In this regard, the Holy Father points out that "the promotion of vocations is an urgent responsibility of every Catholic community" (48) and that "each bishop is responsible for the formation of the local clergy in the context of the local culture and tradition" (48). While praising priests for "their ongoing fidelity and commitment" (49), the Holy Father also reminded them that "every priest needs unceasing conversion and openness to the Spirit in order to deepen his priestly commitment in fidelity to Christ" (49), particularly in priestly celibacy and the communio of the presbyterium.

"The life of Bishops, priests and deacons requires continuing formation and opportunities to renew their zeal in their vocation" (49), if they are to avoid the problems which can sometimes arise in the course of their ministry. The Holy Father also notes that the "permanent diaconate has been introduced in some dioceses of Oceania, where it has been well received" (50) and that "faithful to the charisms of the consecrated life, congregations, institutes and societies of apostolic life have courageously adjusted to new circumstances, and have shown forth in new ways the light of the Gospel" (51).
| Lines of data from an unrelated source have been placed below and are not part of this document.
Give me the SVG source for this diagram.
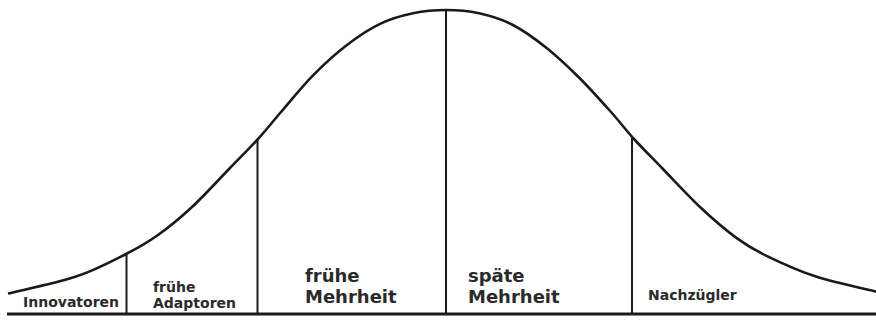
<svg xmlns="http://www.w3.org/2000/svg" width="876" height="320" viewBox="0 0 876 320">
<style>
.ln{stroke:#1a1a1a;fill:none;stroke-linecap:butt}
.t{font-family:"DejaVu Sans",sans-serif;font-weight:bold;fill:#2a2a2a}
.s{font-size:14px}
.b{font-size:18px}
</style>
<rect width="876" height="320" fill="#ffffff"/>
<g id="connectors">
<path class="ln" stroke-width="2.6" d="M8,293.6 C19.33,290.77 56.33,283.2 76,276.6 C95.67,270 112.33,260.93 126,254 C139.67,247.07 147,242.83 158,235 C169,227.17 180,218.17 192,207 C204,195.83 219,179.33 230,168 C241,156.67 249.5,148.33 258,139 C266.5,129.67 271.83,122.6 281,112 C290.17,101.4 302.17,86.45 313,75.4 C323.83,64.35 334.83,54.28 346,45.7 C357.17,37.12 368.83,29.3 380,23.9 C391.17,18.5 402,15.62 413,13.3 C424,10.98 435,10 446,10 C457,10 468,10.88 479,13.3 C490,15.72 500.83,18.8 512,24.5 C523.17,30.2 534.83,38.67 546,47.5 C557.17,56.33 568.17,66.75 579,77.5 C589.83,88.25 601.83,101.75 611,112 C620.17,122.25 625.5,129.67 634,139 C642.5,148.33 651,156.67 662,168 C673,179.33 687.67,195.4 700,207 C712.33,218.6 725,229.5 736,237.6 C747,245.7 752.67,249.1 766,255.6 C779.33,262.1 797.67,270.6 816,276.6 C834.33,282.6 866,289.1 878,292"/>
<line class="ln" stroke-width="3" x1="7" y1="314" x2="876" y2="314"/>
<line class="ln" stroke-width="2" x1="126.5" y1="253" x2="126.5" y2="314"/>
<line class="ln" stroke-width="2" x1="257.5" y1="140" x2="257.5" y2="314"/>
<line class="ln" stroke-width="2" x1="446" y1="10" x2="446" y2="314"/>
<line class="ln" stroke-width="2" x1="632" y1="138" x2="632" y2="314"/>
</g>
<g id="innovatoren"><text class="t s" x="23" y="307">Innovatoren</text></g>
<g id="fruehe-adaptoren"><text class="t s" x="153" y="292">frühe</text><text class="t s" x="153" y="308">Adaptoren</text></g>
<g id="fruehe-mehrheit"><text class="t b" x="305" y="282">frühe</text><text class="t b" x="305" y="303">Mehrheit</text></g>
<g id="spaete-mehrheit"><text class="t b" x="468" y="282">späte</text><text class="t b" x="468" y="303">Mehrheit</text></g>
<g id="nachzuegler"><text class="t s" x="648" y="300">Nachzügler</text></g>
</svg>
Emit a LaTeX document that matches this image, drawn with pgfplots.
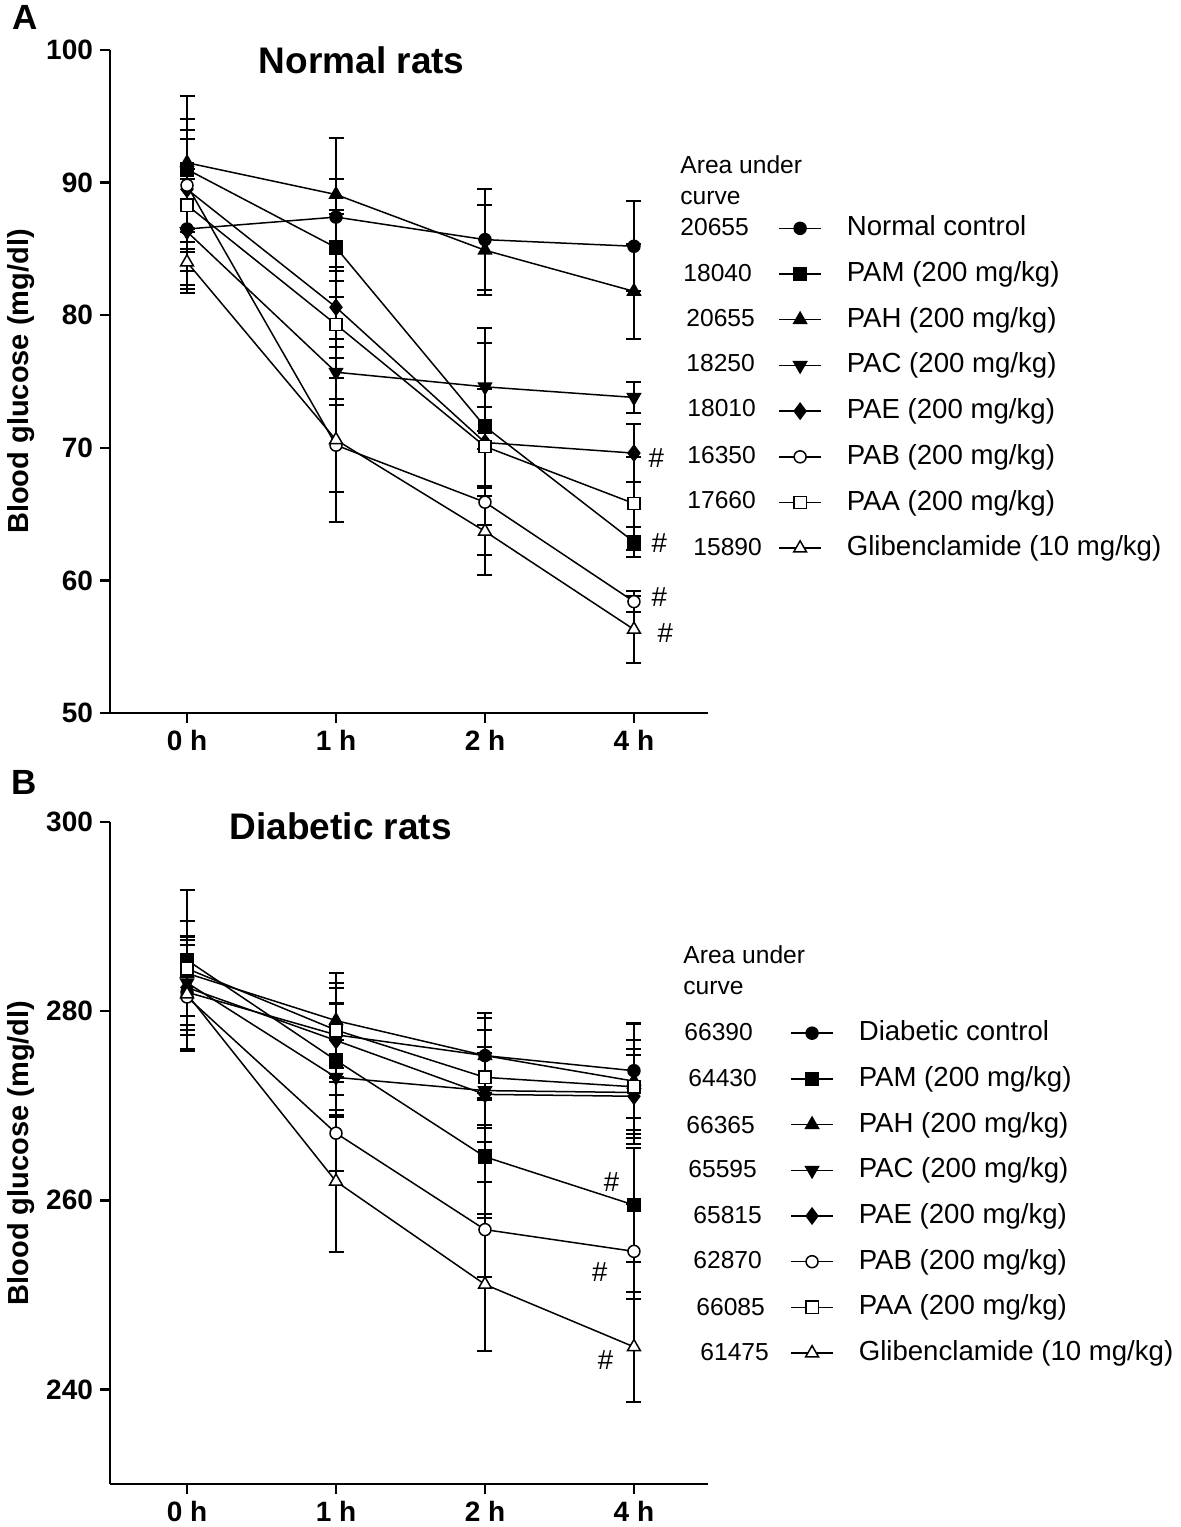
\documentclass[border=0pt]{standalone}
\usepackage{pgfplots}
\pgfplotsset{compat=1.18}
\usepackage{pgfplotstable}
\usepackage{fontspec}
\setmainfont{Liberation Sans}

% Normal rats: mean and error (SEM) at 0 h, 1 h, 2 h, 4 h (plotted at 0,1,2,3)
\pgfplotstableread{
x NC NCe PAM PAMe PAH PAHe PAC PACe PAE PAEe PAB PABe PAA PAAe GL GLe
0 86.5 4.5 91.0 5.5 91.5 5.0 86.3 4.0 89.5 4.5 89.8 5.0 88.3 5.0 84.0 2.3
1 87.4 6.0 85.1 2.5 89.1 1.2 75.7 2.5 80.6 3.0 70.2 3.5 79.3 4.0 70.6 6.2
2 85.7 3.8 71.6 7.4 84.9 3.4 74.6 3.3 70.4 4.0 65.9 4.0 70.1 3.0 63.7 3.3
3 85.2 3.4 62.9 1.1 81.8 3.6 73.8 1.2 69.6 2.2 58.4 0.8 65.8 3.5 56.3 2.5
}\topdata

% Diabetic rats
\pgfplotstableread{
x DC DCe PAM PAMe PAH PAHe PAC PACe PAE PAEe PAB PABe PAA PAAe GL GLe
0 282.0 6.0 285.4 7.4 284.0 5.5 283.0 5.0 282.5 5.0 281.5 5.5 284.5 5.0 281.8 6.0
1 277.5 5.0 274.8 6.0 279.0 5.0 273.0 4.0 276.9 4.0 267.1 4.0 278.0 5.0 262.0 7.5
2 275.3 4.0 264.6 6.0 275.3 4.5 271.6 4.0 271.2 5.0 256.9 5.0 273.0 5.0 251.1 7.0
3 273.7 5.0 259.5 6.0 272.6 6.0 271.4 4.0 271.0 5.0 254.6 5.0 272.0 5.0 244.5 5.8
}\botdata

\newcommand\tickfont{\bfseries\fontsize{14}{16}\selectfont}
\newcommand\legfont{\fontsize{13.8}{16}\selectfont}
\newcommand\numfont{\fontsize{12.3}{14}\selectfont}

\pgfplotsset{
  ser/.style={black, solid, line width=0.75pt,
    mark options={solid, line width=0.6pt},
    error bars/y dir=both, error bars/y explicit,
    error bars/error mark=-,
    error bars/error bar style={line width=1pt, black},
    error bars/error mark options={rotate=90, line width=1pt, mark size=3.75pt, black}},
  mcirc/.style={ser, mark=*, mark size=3pt, mark options={fill=black}},
  msq/.style={ser, mark=square*, mark size=3.3pt, mark options={fill=black}},
  mtri/.style={ser, mark=triangle*, mark size=3.7pt, mark options={fill=black}},
  mtrid/.style={ser, mark=triangle*, mark size=3.7pt, mark options={fill=black, rotate=180}},
  mdia/.style={ser, mark=diamond*, mark size=3.9pt, mark options={fill=black}},
  ocirc/.style={ser, mark=*, mark size=3pt, mark options={fill=white}},
  osq/.style={ser, mark=square*, mark size=3.1pt, mark options={fill=white}},
  otri/.style={ser, mark=triangle*, mark size=3.7pt, mark options={fill=white}},
  panel/.style={
    scale only axis, width=299pt, clip=false,
    axis x line*=bottom, axis y line*=left,
    axis line style={line width=1.2pt, black},
    tick style={line width=1.2pt, black},
    tick align=outside, major tick length=5pt,
    xmin=-0.517, xmax=3.497,
    xtick={0,1,2,3}, xticklabels={0 h,1 h,2 h,4 h},
    xticklabel style={font=\tickfont},
    yticklabel style={font=\tickfont},
    /pgf/number format/assume math mode=true,
    ylabel={Blood glucose (mg/dl)},
    ylabel style={at={(axis description cs:-0.149,0.5)}, anchor=center, rotate=0, font=\bfseries\fontsize{14.5}{16}\selectfont},
    title style={anchor=center, font=\bfseries\fontsize{18.5}{20}\selectfont},
    legend cell align=left,
    legend image code/.code={\draw[mark repeat=2, mark phase=2] plot coordinates {(0pt,0pt) (10.5pt,0pt) (21pt,0pt)};},
    legend style={draw=none, fill=none, inner sep=0pt, anchor=north west,
      font=\legfont, row sep=9.35pt,
      nodes={inner sep=0pt, text height=10.5pt, text depth=3pt},
      /tikz/every odd column/.append style={column sep=12.5pt}},
  },
}

\begin{document}
\begin{tikzpicture}
\useasboundingbox (0,0) rectangle (590.5pt,-763.5pt);

% ---------------- Panel A ----------------
\begin{axis}[panel, height=331.5pt, at={(55pt,-356.5pt)}, anchor=south west,
  ymin=50, ymax=100, ytick={50,60,70,80,90,100},
  title={Normal rats}, title style={at={(axis description cs:0.421,0.967)}},
  legend style={at={(axis description cs:1.117,0.752)}}]
\addplot[mcirc] table[x=x, y=NC, y error=NCe] {\topdata};
\addlegendentry{Normal control}
\addplot[msq] table[x=x, y=PAM, y error=PAMe] {\topdata};
\addlegendentry{PAM (200 mg/kg)}
\addplot[mtri] table[x=x, y=PAH, y error=PAHe] {\topdata};
\addlegendentry{PAH (200 mg/kg)}
\addplot[mtrid] table[x=x, y=PAC, y error=PACe] {\topdata};
\addlegendentry{PAC (200 mg/kg)}
\addplot[mdia] table[x=x, y=PAE, y error=PAEe] {\topdata};
\addlegendentry{PAE (200 mg/kg)}
\addplot[ocirc] table[x=x, y=PAB, y error=PABe] {\topdata};
\addlegendentry{PAB (200 mg/kg)}
\addplot[osq] table[x=x, y=PAA, y error=PAAe] {\topdata};
\addlegendentry{PAA (200 mg/kg)}
\addplot[otri] table[x=x, y=GL, y error=GLe] {\topdata};
\addlegendentry{Glibenclamide (10 mg/kg)}
\node[font=\legfont] at (axis cs:3.15,69.2) {\#};
\node[font=\legfont] at (axis cs:3.17,62.8) {\#};
\node[font=\legfont] at (axis cs:3.17,58.75) {\#};
\node[font=\legfont] at (axis cs:3.21,56.0) {\#};
\end{axis}

% ---------------- Panel B ----------------
\begin{axis}[panel, height=331pt, at={(55pt,-742pt)}, anchor=south west,
  ymin=230, ymax=300, ytick={240,260,280,300},
  title={Diabetic rats}, title style={at={(axis description cs:0.386,0.976)}},
  legend style={at={(axis description cs:1.137,0.702)}}]
\addplot[mcirc] table[x=x, y=DC, y error=DCe] {\botdata};
\addlegendentry{Diabetic control}
\addplot[msq] table[x=x, y=PAM, y error=PAMe] {\botdata};
\addlegendentry{PAM (200 mg/kg)}
\addplot[mtri] table[x=x, y=PAH, y error=PAHe] {\botdata};
\addlegendentry{PAH (200 mg/kg)}
\addplot[mtrid] table[x=x, y=PAC, y error=PACe] {\botdata};
\addlegendentry{PAC (200 mg/kg)}
\addplot[mdia] table[x=x, y=PAE, y error=PAEe] {\botdata};
\addlegendentry{PAE (200 mg/kg)}
\addplot[ocirc] table[x=x, y=PAB, y error=PABe] {\botdata};
\addlegendentry{PAB (200 mg/kg)}
\addplot[osq] table[x=x, y=PAA, y error=PAAe] {\botdata};
\addlegendentry{PAA (200 mg/kg)}
\addplot[otri] table[x=x, y=GL, y error=GLe] {\botdata};
\addlegendentry{Glibenclamide (10 mg/kg)}
\node[font=\legfont] at (axis cs:2.85,261.9) {\#};
\node[font=\legfont] at (axis cs:2.77,252.4) {\#};
\node[font=\legfont] at (axis cs:2.81,243.1) {\#};
\end{axis}

% panel letters
\node[font=\bfseries\fontsize{17.5}{19}\selectfont] at (12.5pt,-8.5pt) {A};
\node[font=\bfseries\fontsize{17.5}{19}\selectfont] at (12pt,-391pt) {B};

% area-under-curve column, panel A
\begin{scope}[every node/.style={anchor=west, inner sep=0pt, font=\numfont}]
\node at (340pt,-82.5pt) {Area under};
\node at (340pt,-99pt) {curve};
\node at (340pt,-113.5pt) {20655};
\node at (341.5pt,-136.5pt) {18040};
\node at (343pt,-159pt) {20655};
\node at (343pt,-181.5pt) {18250};
\node at (343.5pt,-204pt) {18010};
\node at (343.5pt,-227.5pt) {16350};
\node at (343.5pt,-250pt) {17660};
\node at (346.5pt,-273.5pt) {15890};
% panel B
\node at (341.5pt,-477.5pt) {Area under};
\node at (341.5pt,-494pt) {curve};
\node at (342pt,-516pt) {66390};
\node at (344pt,-539pt) {64430};
\node at (343pt,-562.5pt) {66365};
\node at (344pt,-584.5pt) {65595};
\node at (346.5pt,-607.5pt) {65815};
\node at (346.5pt,-630pt) {62870};
\node at (348pt,-653.5pt) {66085};
\node at (350pt,-676pt) {61475};
\end{scope}
\end{tikzpicture}
\end{document}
At the same time, "... the life of prayer in the contemplative vocation is vital for the Church in Oceania" (51).

The Pope ends the chapter by marvelling: "Pondering God's generosity in Oceania and his infinite love for its peoples, how can we fail to give thanks to him from whom every good gift comes" (52)?

In the Conclusion of the Post-Synodal Apostolic Exhortation Ecclesia in Oceania (53), the Holy Father, recalling that Our Lady is revered in Oceania under the titles of Our Lady of Peace and Help of Christians, invokes the Virgin Mary, Mother of Jesus and Mother of the Church with a lengthy prayer: "O Mary, Help of Christians ... Our Lady of Peace ... Plead for the Church in Oceania that she may have strength to follow faithfully the way of Jesus Christ, to tell courageously the truth of Jesus Christ, to live joyfully the life of Jesus Christ. (53).